--- Begin ---

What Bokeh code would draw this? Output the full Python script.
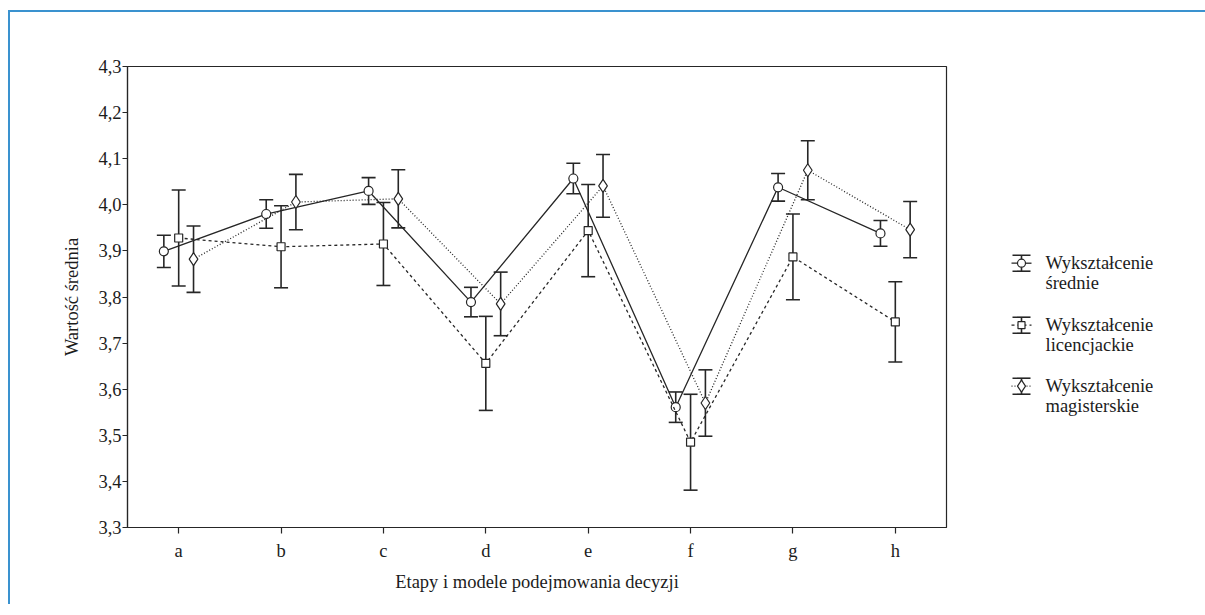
from bokeh.plotting import figure
from bokeh.models import (ColumnDataSource, Whisker, TeeHead, FixedTicker, Range1d)
from bokeh.layouts import row
from bokeh.core.properties import value
from bokeh.embed import file_html
from bokeh.resources import INLINE

# ---- data -----------------------------------------------------------
categories = ["a", "b", "c", "d", "e", "f", "g", "h"]
srednie_mean = [3.899, 3.980, 4.030, 3.789, 4.057, 3.561, 4.038, 3.938]
srednie_err = [0.035, 0.031, 0.029, 0.032, 0.033, 0.033, 0.030, 0.028]
lic_mean = [3.928, 3.909, 3.915, 3.656, 3.944, 3.485, 3.887, 3.746]
lic_err = [0.104, 0.089, 0.090, 0.102, 0.100, 0.104, 0.093, 0.087]
mag_mean = [3.882, 4.006, 4.013, 3.785, 4.041, 3.570, 4.075, 3.946]
mag_err = [0.072, 0.060, 0.063, 0.069, 0.068, 0.072, 0.064, 0.061]
y_ticks = [3.3, 3.4, 3.5, 3.6, 3.7, 3.8, 3.9, 4.0, 4.1, 4.2, 4.3]
y_tick_labels = ["3,3", "3,4", "3,5", "3,6", "3,7", "3,8", "3,9", "4,0", "4,1", "4,2", "4,3"]
series_names = [["Wykształcenie", "średnie"],
                ["Wykształcenie", "licencjackie"],
                ["Wykształcenie", "magisterskie"]]
x_title = "Etapy i modele podejmowania decyzji"
y_title = "Wartość średnia"

FONT = "Liberation Serif"
FS = "18.5px"
INK = "#262626"
TXT = "#1c1c1c"

series = [
    dict(mean=srednie_mean, err=srednie_err, off=-0.145, dash="solid",
         marker="circle", size=9),
    dict(mean=lic_mean, err=lic_err, off=0.0, dash="3 3",
         marker="square", size=8),
    dict(mean=mag_mean, err=mag_err, off=0.145, dash="1 2",
         marker="diamond", size=13),
]

H = 592
TOP = 54
FRAME_H = 461
BOT = H - TOP - FRAME_H

p = figure(width=941, height=H, output_backend="svg", toolbar_location=None,
           x_range=Range1d(0.5, 8.5), y_range=Range1d(3.3, 4.3),
           min_border_left=117, min_border_right=5, min_border_top=TOP,
           min_border_bottom=BOT)
p.grid.visible = False
p.outline_line_color = INK
p.outline_line_width = 1.2
p.background_fill_color = "white"
p.border_fill_color = "white"

xs_base = list(range(1, len(categories) + 1))
for s in series:
    xs = [x + s["off"] for x in xs_base]
    src = ColumnDataSource(dict(
        x=xs, y=s["mean"],
        lo=[m - e for m, e in zip(s["mean"], s["err"])],
        hi=[m + e for m, e in zip(s["mean"], s["err"])]))
    p.line("x", "y", source=src, line_color=INK, line_width=1.3,
           line_dash=s["dash"])
    w = Whisker(source=src, base="x", lower="lo", upper="hi",
                dimension="height", line_color=INK, line_width=1.6,
                level="underlay",
                upper_head=TeeHead(size=14, line_color=INK, line_width=1.6),
                lower_head=TeeHead(size=14, line_color=INK, line_width=1.6))
    p.add_layout(w)
    p.scatter("x", "y", source=src, marker=s["marker"], size=s["size"],
              fill_color="white", line_color=INK, line_width=1.2)

p.xaxis.ticker = FixedTicker(ticks=xs_base)
p.xaxis.major_label_overrides = {i + 1: c for i, c in enumerate(categories)}
p.yaxis.ticker = FixedTicker(ticks=y_ticks)
p.yaxis.major_label_overrides = dict(zip(y_ticks, y_tick_labels))

for ax in (p.xaxis[0], p.yaxis[0]):
    ax.minor_tick_line_color = None
    ax.major_tick_in = 0
    ax.major_tick_out = 6
    ax.major_tick_line_color = INK
    ax.major_tick_line_width = 1.2
    ax.axis_line_color = INK
    ax.axis_line_width = 1.2
    ax.major_label_text_font = FONT
    ax.major_label_text_font_size = FS
    ax.major_label_text_color = TXT
    ax.axis_label_text_font = FONT
    ax.axis_label_text_font_size = FS
    ax.axis_label_text_font_style = "normal"
    ax.axis_label_text_color = TXT

p.yaxis.major_tick_out = 5
p.yaxis.major_label_standoff = 1
p.yaxis.axis_label = y_title
p.yaxis.axis_label_standoff = 13
p.xaxis.axis_label = x_title
p.xaxis.major_label_standoff = 7
p.xaxis.axis_label_standoff = 8

# ---- legend panel (pixel coordinates, frame aligned with main plot) ----
LW = 254
leg = figure(width=LW, height=H, output_backend="svg", toolbar_location=None,
             x_range=Range1d(0, LW), y_range=Range1d(TOP + FRAME_H, TOP),
             min_border_left=0, min_border_right=0,
             min_border_top=TOP, min_border_bottom=BOT)
leg.axis.visible = False
leg.grid.visible = False
leg.outline_line_color = None
leg.background_fill_color = "white"
leg.border_fill_color = "white"

sym_x = 70
text_x = 94
entry_y = [250.7, 312.7, 373.7]
for s, names, yc in zip(series, series_names, entry_y):
    leg.segment(x0=[sym_x - 10], y0=[yc], x1=[sym_x + 10], y1=[yc],
                line_color=INK, line_width=1.3, line_dash=s["dash"])
    leg.segment(x0=[sym_x, sym_x - 9, sym_x - 9],
                y0=[yc - 8, yc - 8, yc + 8],
                x1=[sym_x, sym_x + 9, sym_x + 9],
                y1=[yc + 8, yc - 8, yc + 8],
                line_color=INK, line_width=1.6)
    leg.scatter([sym_x], [yc], marker=s["marker"], size=s["size"] - 1,
                fill_color="white", line_color=INK, line_width=1.2)
    leg.text(x=[text_x, text_x], y=[yc, yc + 20], text=names,
             text_baseline="middle", text_align="left",
             text_font=value(FONT), text_font_size=FS, text_color=TXT)

layout = row(p, leg, styles={"border-top": "2px solid #3a92cf",
                             "border-left": "2px solid #3a92cf",
                             "margin-top": "10px",
                             "margin-left": "8px"})

open("out.html", "w").write(file_html(layout, INLINE))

--- End ---

:: TASK STATEMENT ::
Make an exact copy of the data, leaving its pictures out.

:: WRITTEN REPLY ::
What Bokeh code would draw this? Output the full Python script.
from bokeh.plotting import figure
from bokeh.models import (ColumnDataSource, Whisker, TeeHead, FixedTicker, Range1d)
from bokeh.layouts import row
from bokeh.core.properties import value
from bokeh.embed import file_html
from bokeh.resources import INLINE

# ---- data -----------------------------------------------------------
categories = ["a", "b", "c", "d", "e", "f", "g", "h"]
srednie_mean = [3.899, 3.980, 4.030, 3.789, 4.057, 3.561, 4.038, 3.938]
srednie_err = [0.035, 0.031, 0.029, 0.032, 0.033, 0.033, 0.030, 0.028]
lic_mean = [3.928, 3.909, 3.915, 3.656, 3.944, 3.485, 3.887, 3.746]
lic_err = [0.104, 0.089, 0.090, 0.102, 0.100, 0.104, 0.093, 0.087]
mag_mean = [3.882, 4.006, 4.013, 3.785, 4.041, 3.570, 4.075, 3.946]
mag_err = [0.072, 0.060, 0.063, 0.069, 0.068, 0.072, 0.064, 0.061]
y_ticks = [3.3, 3.4, 3.5, 3.6, 3.7, 3.8, 3.9, 4.0, 4.1, 4.2, 4.3]
y_tick_labels = ["3,3", "3,4", "3,5", "3,6", "3,7", "3,8", "3,9", "4,0", "4,1", "4,2", "4,3"]
series_names = [["Wykształcenie", "średnie"],
                ["Wykształcenie", "licencjackie"],
                ["Wykształcenie", "magisterskie"]]
x_title = "Etapy i modele podejmowania decyzji"
y_title = "Wartość średnia"

FONT = "Liberation Serif"
FS = "18.5px"
INK = "#262626"
TXT = "#1c1c1c"

series = [
    dict(mean=srednie_mean, err=srednie_err, off=-0.145, dash="solid",
         marker="circle", size=9),
    dict(mean=lic_mean, err=lic_err, off=0.0, dash="3 3",
         marker="square", size=8),
    dict(mean=mag_mean, err=mag_err, off=0.145, dash="1 2",
         marker="diamond", size=13),
]

H = 592
TOP = 54
FRAME_H = 461
BOT = H - TOP - FRAME_H

p = figure(width=941, height=H, output_backend="svg", toolbar_location=None,
           x_range=Range1d(0.5, 8.5), y_range=Range1d(3.3, 4.3),
           min_border_left=117, min_border_right=5, min_border_top=TOP,
           min_border_bottom=BOT)
p.grid.visible = False
p.outline_line_color = INK
p.outline_line_width = 1.2
p.background_fill_color = "white"
p.border_fill_color = "white"

xs_base = list(range(1, len(categories) + 1))
for s in series:
    xs = [x + s["off"] for x in xs_base]
    src = ColumnDataSource(dict(
        x=xs, y=s["mean"],
        lo=[m - e for m, e in zip(s["mean"], s["err"])],
        hi=[m + e for m, e in zip(s["mean"], s["err"])]))
    p.line("x", "y", source=src, line_color=INK, line_width=1.3,
           line_dash=s["dash"])
    w = Whisker(source=src, base="x", lower="lo", upper="hi",
                dimension="height", line_color=INK, line_width=1.6,
                level="underlay",
                upper_head=TeeHead(size=14, line_color=INK, line_width=1.6),
                lower_head=TeeHead(size=14, line_color=INK, line_width=1.6))
    p.add_layout(w)
    p.scatter("x", "y", source=src, marker=s["marker"], size=s["size"],
              fill_color="white", line_color=INK, line_width=1.2)

p.xaxis.ticker = FixedTicker(ticks=xs_base)
p.xaxis.major_label_overrides = {i + 1: c for i, c in enumerate(categories)}
p.yaxis.ticker = FixedTicker(ticks=y_ticks)
p.yaxis.major_label_overrides = dict(zip(y_ticks, y_tick_labels))

for ax in (p.xaxis[0], p.yaxis[0]):
    ax.minor_tick_line_color = None
    ax.major_tick_in = 0
    ax.major_tick_out = 6
    ax.major_tick_line_color = INK
    ax.major_tick_line_width = 1.2
    ax.axis_line_color = INK
    ax.axis_line_width = 1.2
    ax.major_label_text_font = FONT
    ax.major_label_text_font_size = FS
    ax.major_label_text_color = TXT
    ax.axis_label_text_font = FONT
    ax.axis_label_text_font_size = FS
    ax.axis_label_text_font_style = "normal"
    ax.axis_label_text_color = TXT

p.yaxis.major_tick_out = 5
p.yaxis.major_label_standoff = 1
p.yaxis.axis_label = y_title
p.yaxis.axis_label_standoff = 13
p.xaxis.axis_label = x_title
p.xaxis.major_label_standoff = 7
p.xaxis.axis_label_standoff = 8

# ---- legend panel (pixel coordinates, frame aligned with main plot) ----
LW = 254
leg = figure(width=LW, height=H, output_backend="svg", toolbar_location=None,
             x_range=Range1d(0, LW), y_range=Range1d(TOP + FRAME_H, TOP),
             min_border_left=0, min_border_right=0,
             min_border_top=TOP, min_border_bottom=BOT)
leg.axis.visible = False
leg.grid.visible = False
leg.outline_line_color = None
leg.background_fill_color = "white"
leg.border_fill_color = "white"

sym_x = 70
text_x = 94
entry_y = [250.7, 312.7, 373.7]
for s, names, yc in zip(series, series_names, entry_y):
    leg.segment(x0=[sym_x - 10], y0=[yc], x1=[sym_x + 10], y1=[yc],
                line_color=INK, line_width=1.3, line_dash=s["dash"])
    leg.segment(x0=[sym_x, sym_x - 9, sym_x - 9],
                y0=[yc - 8, yc - 8, yc + 8],
                x1=[sym_x, sym_x + 9, sym_x + 9],
                y1=[yc + 8, yc - 8, yc + 8],
                line_color=INK, line_width=1.6)
    leg.scatter([sym_x], [yc], marker=s["marker"], size=s["size"] - 1,
                fill_color="white", line_color=INK, line_width=1.2)
    leg.text(x=[text_x, text_x], y=[yc, yc + 20], text=names,
             text_baseline="middle", text_align="left",
             text_font=value(FONT), text_font_size=FS, text_color=TXT)

layout = row(p, leg, styles={"border-top": "2px solid #3a92cf",
                             "border-left": "2px solid #3a92cf",
                             "margin-top": "10px",
                             "margin-left": "8px"})

open("out.html", "w").write(file_html(layout, INLINE))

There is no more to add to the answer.